Supplied material –
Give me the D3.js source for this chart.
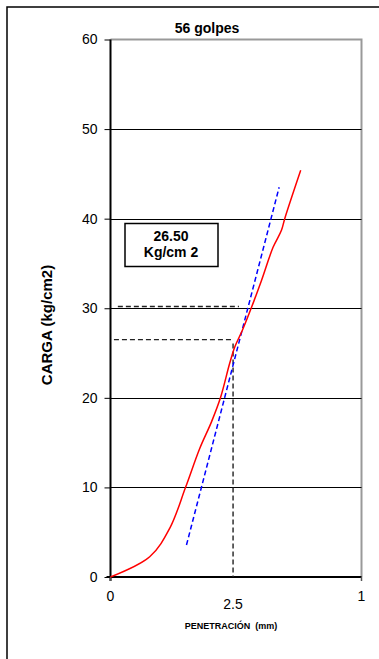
<!DOCTYPE html>
<html>
<head>
<meta charset="utf-8">
<script src="https://cdn.jsdelivr.net/npm/d3@7"></script>
<style>
  body { margin: 0; background: #fff; }
  svg { display: block; font-family: "Liberation Sans", Arial, sans-serif; }
</style>
</head>
<body>
<svg id="chart" width="379" height="659"></svg>
<script>
// curva carga - penetracion (56 golpes)
const penetracion = [0, 0.80, 1.21, 1.535, 1.82, 2.06, 2.243, 2.43, 2.535, 2.69, 2.875, 3.08, 3.316, 3.487, 3.554, 3.88];
const carga       = [0, 2.26, 5.46, 10.07, 14.35, 17.32, 20.0, 23.83, 25.68, 27.54, 30.08, 33.1, 36.8, 38.7, 40.0, 45.4];

// tangente (correccion)
const tangenteX = [1.55, 3.44];
const tangenteY = [3.57, 43.5];

// lineas de lectura
const lecturaX = 2.5;
const lecturaCarga = 26.5;
const lecturaCarga2 = 30.2;
const lecturaInicio = [0.07, 0.15];
const lecturaFin2 = 2.62;

const yTicks = [0, 10, 20, 30, 40, 50, 60];
const xTickValues = [0, 2.5, 5.12];
const xTickLabels = ["0", "2.5", "1"];

const titulo = "56 golpes";
const resultado = ["26.50", "Kg/cm 2"];

const svg = d3.select('#chart');
const mLeft = 110.5, mRight = 361.5, mTop = 39.5, mBottom = 577;

const x = d3.scaleLinear().domain([0, 5.12]).range([mLeft, mRight]);
const y = d3.scaleLinear().domain([0, 60]).range([mBottom, mTop]);

// marco exterior
svg.append('rect')
  .attr('x', 7).attr('y', 7).attr('width', 420).attr('height', 700)
  .attr('fill', 'none').attr('stroke', '#000').attr('stroke-width', 1.5);

// borde del area de trazado
svg.append('path')
  .attr('d', `M${mLeft},${mTop}H${mRight}V${mBottom}`)
  .attr('fill', 'none').attr('stroke', '#999').attr('stroke-width', 2);

// grid
svg.append('g').selectAll('line')
  .data(yTicks.filter(d => d > 0 && d < 60))
  .enter().append('line')
  .attr('x1', mLeft).attr('x2', mRight)
  .attr('y1', d => Math.round(y(d)) + 0.5).attr('y2', d => Math.round(y(d)) + 0.5)
  .attr('stroke', '#000').attr('stroke-width', 1.2);

// eje y
const yAxis = svg.append('g')
  .attr('transform', 'translate(' + mLeft + ',0)')
  .call(d3.axisLeft(y).tickValues(yTicks).tickSize(6).tickPadding(7));
yAxis.select('.domain').remove();
yAxis.selectAll('line').attr('stroke', '#000');
yAxis.selectAll('text').attr('font-size', 14).attr('fill', '#000')
  .attr('font-family', '"Liberation Sans", Arial, sans-serif');
svg.append('line')
  .attr('x1', mLeft).attr('x2', mLeft).attr('y1', mTop).attr('y2', mBottom + 4)
  .attr('stroke', '#000').attr('stroke-width', 2);

// eje x
svg.append('line')
  .attr('x1', mLeft - 4).attr('x2', mRight).attr('y1', mBottom).attr('y2', mBottom)
  .attr('stroke', '#000').attr('stroke-width', 2);
svg.append('g').selectAll('line')
  .data([xTickValues[0], xTickValues[2]])
  .enter().append('line')
  .attr('x1', d => x(d)).attr('x2', d => x(d))
  .attr('y1', mBottom).attr('y2', mBottom + 4)
  .attr('stroke', '#555').attr('stroke-width', 1.5);
svg.append('g').selectAll('text')
  .data(xTickValues)
  .enter().append('text')
  .attr('x', d => x(d))
  .attr('y', (d, i) => i === 1 ? 609 : 601)
  .attr('text-anchor', 'middle')
  .attr('font-size', 14)
  .text((d, i) => xTickLabels[i]);

// lineas de lectura punteadas
const dashed = svg.append('g')
  .attr('fill', 'none').attr('stroke', '#222').attr('stroke-width', 1.4)
  .attr('stroke-dasharray', '5,3');
dashed.append('line')
  .attr('x1', x(lecturaInicio[1])).attr('x2', x(lecturaFin2))
  .attr('y1', y(lecturaCarga2)).attr('y2', y(lecturaCarga2));
dashed.append('line')
  .attr('x1', x(lecturaInicio[0])).attr('x2', x(lecturaX))
  .attr('y1', y(lecturaCarga)).attr('y2', y(lecturaCarga));
dashed.append('line')
  .attr('x1', x(lecturaX)).attr('x2', x(lecturaX))
  .attr('y1', y(lecturaCarga) + 4).attr('y2', mBottom);

// tangente azul
svg.append('line')
  .attr('x1', x(tangenteX[0])).attr('y1', y(tangenteY[0]))
  .attr('x2', x(tangenteX[1])).attr('y2', y(tangenteY[1]))
  .attr('stroke', '#0000ff').attr('stroke-width', 1.5)
  .attr('stroke-dasharray', '5,3');

// curva roja
const line = d3.line()
  .x((d, i) => x(penetracion[i]))
  .y(d => y(d))
  .curve(d3.curveCatmullRom.alpha(0.5));
svg.append('path')
  .attr('d', line(carga))
  .attr('fill', 'none').attr('stroke', '#ff0000').attr('stroke-width', 1.5);

// recuadro resultado
svg.append('rect')
  .attr('x', 125).attr('y', 223.5).attr('width', 93).attr('height', 43)
  .attr('fill', '#fff').attr('stroke', '#000').attr('stroke-width', 1.5);
svg.append('g').selectAll('text')
  .data(resultado)
  .enter().append('text')
  .attr('x', 171)
  .attr('y', (d, i) => 241 + i * 16)
  .attr('text-anchor', 'middle')
  .attr('font-size', 14).attr('font-weight', 'bold')
  .text(d => d);

// titulos
svg.append('text')
  .attr('x', 207).attr('y', 33)
  .attr('text-anchor', 'middle')
  .attr('font-size', 14).attr('font-weight', 'bold')
  .text(titulo);

svg.append('text')
  .attr('transform', 'translate(52,325) rotate(-90)')
  .attr('text-anchor', 'middle')
  .attr('font-size', 15).attr('font-weight', 'bold')
  .text('CARGA (kg/cm2)');

svg.append('text')
  .attr('x', 231).attr('y', 629)
  .attr('text-anchor', 'middle')
  .attr('font-size', 9).attr('font-weight', 'bold')
  .attr('xml:space', 'preserve')
  .text('PENETRACIÓN  (mm)');
</script>
</body>
</html>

Aim of the task –
Restate exactly, please, only the lines between the start of the data and the line containing "const tangenteY = [3.57, 43.5];", both ends included, skipping the pictures.

Result for this exercise –
Give me the D3.js source for this chart.
<!DOCTYPE html>
<html>
<head>
<meta charset="utf-8">
<script src="https://cdn.jsdelivr.net/npm/d3@7"></script>
<style>
  body { margin: 0; background: #fff; }
  svg { display: block; font-family: "Liberation Sans", Arial, sans-serif; }
</style>
</head>
<body>
<svg id="chart" width="379" height="659"></svg>
<script>
// curva carga - penetracion (56 golpes)
const penetracion = [0, 0.80, 1.21, 1.535, 1.82, 2.06, 2.243, 2.43, 2.535, 2.69, 2.875, 3.08, 3.316, 3.487, 3.554, 3.88];
const carga       = [0, 2.26, 5.46, 10.07, 14.35, 17.32, 20.0, 23.83, 25.68, 27.54, 30.08, 33.1, 36.8, 38.7, 40.0, 45.4];

// tangente (correccion)
const tangenteX = [1.55, 3.44];
const tangenteY = [3.57, 43.5];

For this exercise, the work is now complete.